Salga defends council cash woes
The SA Local Government Association (Salga) has defended the failure by 95 percent of municipalities in the country to get clean audits, saying there had in fact been a significant improvement in their performances.
This follows Auditor-General Terence Nombeme’s report this week, which revealed that only 13 of the country’s 343 municipalities had managed clean audits.
Salga chairman Thabo Manyoni said yesterday there had to be less exaggeration but more examination in interpreting the AG’s report.
He was speaking at the signing ceremony of the multi-year wage agreement reached between the body and labour unions yesterday.
“A biased picture of virtual collapse of financial management in local government, including the major cities, is being painted.
“But a closer examination of the AG’s findings, and a more rigorous understanding of the nature of these audits, and their terminology, paints a different picture,” said Manyoni.
Manyoni said Salga acknowledged there was a long way to go for many municipalities, but said the report showed that more municipalities had received unqualified audits, which did not necessarily mean that public funds were being squandered.
“First, we need to address the misnomer that there is somehow a meaningful difference between a clean audit and an unqualified audit.
“The reality is that there is not, and in any event, the concept of clean audits is a national government initiative and not necessarily an international auditing standard,” said Manyoni.
He noted that 128 municipalities received unqualified audits, meaning no financial irregularities were found and there was compliance with laws and regulations.

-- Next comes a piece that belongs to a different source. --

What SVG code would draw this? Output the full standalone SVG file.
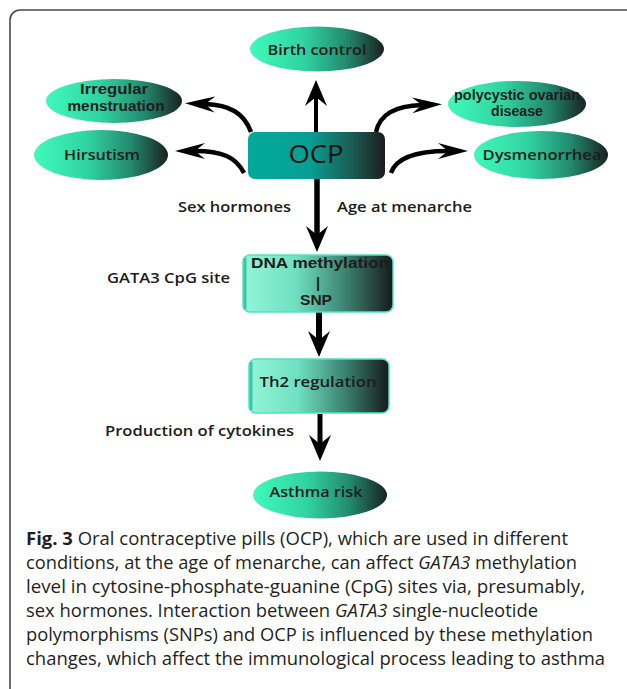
<svg xmlns="http://www.w3.org/2000/svg" width="627" height="689" viewBox="0 0 627 689">
<defs>
<linearGradient id="gE" x1="0" y1="0" x2="1" y2="0">
<stop offset="0" stop-color="#3ffabb"/>
<stop offset="0.4" stop-color="#31d3a1"/>
<stop offset="0.72" stop-color="#238a6f"/>
<stop offset="1" stop-color="#1a221f"/>
</linearGradient>
<linearGradient id="gB" x1="0" y1="0" x2="1" y2="0">
<stop offset="0" stop-color="#93f6d8"/>
<stop offset="0.35" stop-color="#6fe0c0"/>
<stop offset="0.7" stop-color="#3a7d6c"/>
<stop offset="1" stop-color="#161b1a"/>
</linearGradient>
<linearGradient id="gO" x1="0" y1="0" x2="1" y2="0">
<stop offset="0" stop-color="#02aa9c"/>
<stop offset="0.45" stop-color="#079f93"/>
<stop offset="0.75" stop-color="#1b5e57"/>
<stop offset="1" stop-color="#1c1d1d"/>
</linearGradient>
<marker id="hd" markerUnits="userSpaceOnUse" markerWidth="28" markerHeight="24" refX="9" refY="12" orient="auto" viewBox="0 0 28 24">
<path d="M0,1 L26,12 L0,23 L9,12 Z" fill="#000"/>
</marker>
<marker id="hc" markerUnits="userSpaceOnUse" markerWidth="30" markerHeight="18" refX="10" refY="9" orient="auto" viewBox="0 0 30 18">
<path d="M0,1 L30,9 L0,17 L10,9 Z" fill="#000"/>
</marker>
</defs>
<style>
.lbl{font-family:"Open Sans","Liberation Sans",sans-serif;font-weight:600;fill:#1c1c1c;font-size:15px}
.stk{font-family:"Liberation Sans",Arial,sans-serif;font-weight:700;fill:#1c1c1c;font-size:14.5px}
.side{font-family:"Open Sans","Liberation Sans",sans-serif;font-weight:600;fill:#1c1c1c;font-size:15px}
.cap{font-family:"Open Sans","Liberation Sans",sans-serif;fill:#231f20;font-size:17.5px}
.ell{fill:url(#gE)}
.box{fill:url(#gB);stroke:#4fe2c3;stroke-width:1.5}
.ar{fill:none;stroke:#000;marker-end:url(#hd)}
.ac{fill:none;stroke:#000;stroke-width:4.5;marker-end:url(#hc)}
</style>
<rect x="10" y="10" width="700" height="800" rx="10" fill="none" stroke="#4a4a4a" stroke-width="1.6"/>

<g id="connectors">
<path class="ar" d="M316,132 L316,97" stroke-width="4"/>
<path class="ar" d="M317,179 L317,235" stroke-width="5.5"/>
<path class="ar" d="M319,312 L319,340" stroke-width="6"/>
<path class="ar" d="M320,414 L320,444" stroke-width="5"/>
<path class="ac" d="M251,132 C244,113 230,105 205,104"/>
<path class="ac" d="M244,173 C236,157 222,151 195,151"/>
<path class="ac" d="M376,132 C380,114 395,106 422,105"/>
<path class="ac" d="M391,173 C396,158 415,151 448,151"/>
</g>

<g id="birth-control">
<ellipse class="ell" cx="317" cy="49" rx="67" ry="22.5"/>
<text class="lbl" x="317" y="55" text-anchor="middle" textLength="99" lengthAdjust="spacingAndGlyphs">Birth control</text>
</g>
<g id="irregular-menstruation">
<ellipse class="ell" cx="114" cy="101" rx="68" ry="22"/>
<text class="stk" x="114" y="94" text-anchor="middle" textLength="68" lengthAdjust="spacingAndGlyphs">Irregular</text>
<text class="stk" x="116" y="111" text-anchor="middle" textLength="97" lengthAdjust="spacingAndGlyphs">menstruation</text>
</g>
<g id="hirsutism">
<ellipse class="ell" cx="101" cy="155" rx="67" ry="25"/>
<text class="lbl" x="102" y="160" text-anchor="middle" textLength="76" lengthAdjust="spacingAndGlyphs">Hirsutism</text>
</g>
<g id="polycystic">
<ellipse class="ell" cx="517" cy="104" rx="69" ry="23"/>
<text class="stk" x="517" y="100" text-anchor="middle" font-size="13" textLength="126" lengthAdjust="spacingAndGlyphs">polycystic ovarian</text>
<text class="stk" x="517" y="116" text-anchor="middle" font-size="13" textLength="52" lengthAdjust="spacingAndGlyphs">disease</text>
</g>
<g id="dysmenorrhea">
<ellipse class="ell" cx="541" cy="155" rx="67" ry="24"/>
<text class="lbl" x="542" y="160" text-anchor="middle" textLength="119" lengthAdjust="spacingAndGlyphs">Dysmenorrhea</text>
</g>
<g id="ocp">
<rect x="248" y="132" width="137" height="47" rx="7" fill="url(#gO)"/>
<text x="316" y="163" text-anchor="middle" font-family="Open Sans, Liberation Sans, sans-serif" font-size="25" fill="#111" textLength="55" lengthAdjust="spacingAndGlyphs">OCP</text>
</g>
<g id="labels">
<text class="side" x="178" y="212" textLength="113" lengthAdjust="spacingAndGlyphs">Sex hormones</text>
<text class="side" x="337" y="212" textLength="135" lengthAdjust="spacingAndGlyphs">Age at menarche</text>
<text class="side" x="107" y="283" textLength="123" lengthAdjust="spacingAndGlyphs">GATA3 CpG site</text>
<text class="side" x="105" y="436" textLength="189" lengthAdjust="spacingAndGlyphs">Production of cytokines</text>
</g>
<g id="dna-methylation-snp">
<rect class="box" x="243" y="255" width="150" height="57" rx="7"/>
<rect x="243.5" y="258" width="3" height="51" fill="#3cc5a6"/>
<text class="stk" x="320" y="268" text-anchor="middle" font-size="15" textLength="138" lengthAdjust="spacingAndGlyphs">DNA methylation</text>
<text class="stk" x="318" y="288" text-anchor="middle" font-size="13">|</text>
<text class="stk" x="316" y="305" text-anchor="middle" font-size="14" textLength="32" lengthAdjust="spacingAndGlyphs">SNP</text>
</g>
<g id="th2-regulation">
<rect class="box" x="249" y="359" width="140" height="54" rx="7"/>
<rect x="249.5" y="362" width="3" height="48" fill="#3cc5a6"/>
<text class="lbl" x="318" y="387" text-anchor="middle" textLength="117" lengthAdjust="spacingAndGlyphs">Th2 regulation</text>
</g>
<g id="asthma-risk">
<ellipse class="ell" cx="320" cy="495" rx="67" ry="23.5"/>
<text class="lbl" x="316" y="497" text-anchor="middle" textLength="93" lengthAdjust="spacingAndGlyphs">Asthma risk</text>
</g>

<g id="caption">
<text class="cap" x="26" y="545" textLength="542" lengthAdjust="spacingAndGlyphs"><tspan font-weight="700">Fig. 3</tspan>  Oral contraceptive pills (OCP), which are used in different</text>
<text class="cap" x="26" y="569" textLength="551" lengthAdjust="spacingAndGlyphs">conditions, at the age of menarche, can affect <tspan font-style="italic">GATA3</tspan> methylation</text>
<text class="cap" x="26" y="593" textLength="559" lengthAdjust="spacingAndGlyphs">level in cytosine-phosphate-guanine (CpG) sites via, presumably,</text>
<text class="cap" x="26" y="617" textLength="512" lengthAdjust="spacingAndGlyphs">sex hormones. Interaction between <tspan font-style="italic">GATA3</tspan> single-nucleotide</text>
<text class="cap" x="26" y="641" textLength="567" lengthAdjust="spacingAndGlyphs">polymorphisms (SNPs) and OCP is influenced by these methylation</text>
<text class="cap" x="26" y="665" textLength="579" lengthAdjust="spacingAndGlyphs">changes, which affect the immunological process leading to asthma</text>
</g>
</svg>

“We need to look into the facts, which include, for example, that 87 percent of municipalities in KwaZulu-Natal had received unqualified audit opinions, which is higher than they received before.
“But currently the trend is to tar everybody with the same brush.

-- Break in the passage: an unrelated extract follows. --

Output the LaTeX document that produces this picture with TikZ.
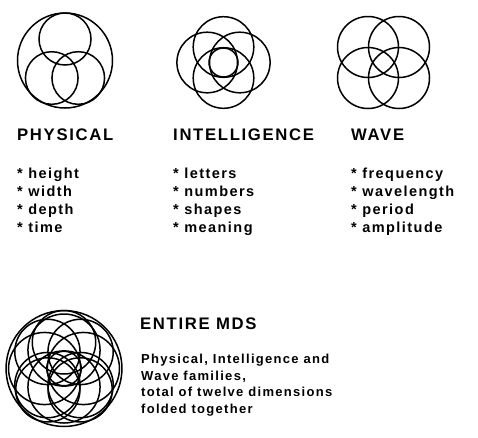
\documentclass[tikz,border=0pt]{standalone}
\usepackage{fontspec}
\newfontfamily\mfont{Liberation Sans}[LetterSpace=10]
\tikzset{
  ring/.style={draw=black, line width=1.5pt},
  ttl/.style={anchor=base west, inner sep=0pt, font=\mfont\bfseries\fontsize{16.7}{20}\selectfont},
  itm/.style={anchor=base west, inner sep=0pt, font=\mfont\bfseries\fontsize{14.5}{18}\selectfont},
  par/.style={anchor=base west, inner sep=0pt, font=\mfont\bfseries\fontsize{13}{16}\selectfont},
  physical/.pic={
    \draw[ring] (0,0) circle[radius=47.5pt];
    \draw[ring] (0,-21.5) circle[radius=26pt];
    \draw[ring] (-13.25,17.5) circle[radius=26.3pt];
    \draw[ring] (13.25,17.5) circle[radius=26.3pt];
  },
  intelligence/.pic={
    \draw[ring] (0,0) circle[radius=14.5pt];
    \draw[ring] (-16.3,0) circle[radius=30.3pt];
    \draw[ring] (16.3,0) circle[radius=30.3pt];
    \draw[ring] (0,-15.5) circle[radius=30.3pt];
    \draw[ring] (0,15.5) circle[radius=30.3pt];
  },
  wave/.pic={
    \draw[ring] (-15.5,-15.5) circle[radius=30.5pt];
    \draw[ring] (15.5,-15.5) circle[radius=30.5pt];
    \draw[ring] (-15.5,15.5) circle[radius=30.5pt];
    \draw[ring] (15.5,15.5) circle[radius=30.5pt];
  }
}
\begin{document}
\begin{tikzpicture}[x=1pt,y=-1pt]
\useasboundingbox (0,0) rectangle (478,437);
% motifs
\pic at (65,60.5) {physical};
\pic at (223.5,62.5) {intelligence};
\pic at (383.5,62.5) {wave};
% combined
\pic[scale=1.22] at (64,368.5) {physical};
\pic[scale=1.19] at (64,368.5) {intelligence};
\pic[scale=1.07] at (64,368.5) {wave};
% titles
\node[ttl] (tphys) at (17,140) {PHYSICAL};
\node[ttl] (tint) at (173,140) {INTELLIGENCE};
\node[ttl] (twave) at (351,140) {WAVE};
% lists
\node[itm] (p1) at (17,178) {* height};
\node[itm] (p2) at (17,196) {* width};
\node[itm] (p3) at (17,214) {* depth};
\node[itm] (p4) at (17,232) {* time};
\node[itm] (i1) at (173,178) {* letters};
\node[itm] (i2) at (173,196) {* numbers};
\node[itm] (i3) at (173,214) {* shapes};
\node[itm] (i4) at (173,232) {* meaning};
\node[itm] (w1) at (351,178) {* frequency};
\node[itm] (w2) at (351,196) {* wavelength};
\node[itm] (w3) at (351,214) {* period};
\node[itm] (w4) at (351,232) {* amplitude};
% entire
\node[ttl] (tent) at (140,329) {ENTIRE MDS};
\node[par] (e1) at (141,363.5) {Physical, Intelligence and};
\node[par] (e2) at (141,380) {Wave families,};
\node[par] (e3) at (141,396.5) {total of twelve dimensions};
\node[par] (e4) at (141,413) {folded together};
\end{tikzpicture}
\end{document}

“We are not anywhere near where we were some years ago.
“There are municipalities which need to be celebrated for the strides they have made in the last few years,” said Manyoni.
Salga also noted that unauthorised expenditure in municipalities had decreased from R6.3 billion to R4.2bn, which it attributed to the introduction of new systems and controls, and better financial management.
The body acknowledged that serious problems existed with some municipalities in the Eastern Cape, Free State and North-West, where a majority of disclaimers were received.
“It is clear that Salga and its stakeholders should focus initiatives to assist municipalities in these provinces to improve the audit findings,” it said.
Salga also announced yesterday that it had reached a multi-year wage agreement with the labour unions, which will see workers receiving a 6.5 percent wage increase.
They will also receive an additional 0.5 percent increase in January and Consumer Price Index (CPI), plus 1.25 percent and CPI, plus 1 percent in 2013/2014 and 2014/2015 financial years, respectively.
Labour union Imatu welcomed the conclusion of the negotiations, saying they had taken place under difficult circumstances but were concluded amicably.
“We started negotiating two months ago and at times it appeared that we were not going to reach a peaceful settlement.
“Because the agreement is multi-term, we can now focus on the business of service delivery instead of spending time working on wage negotiations,” said Imatu president Stanley Khoza.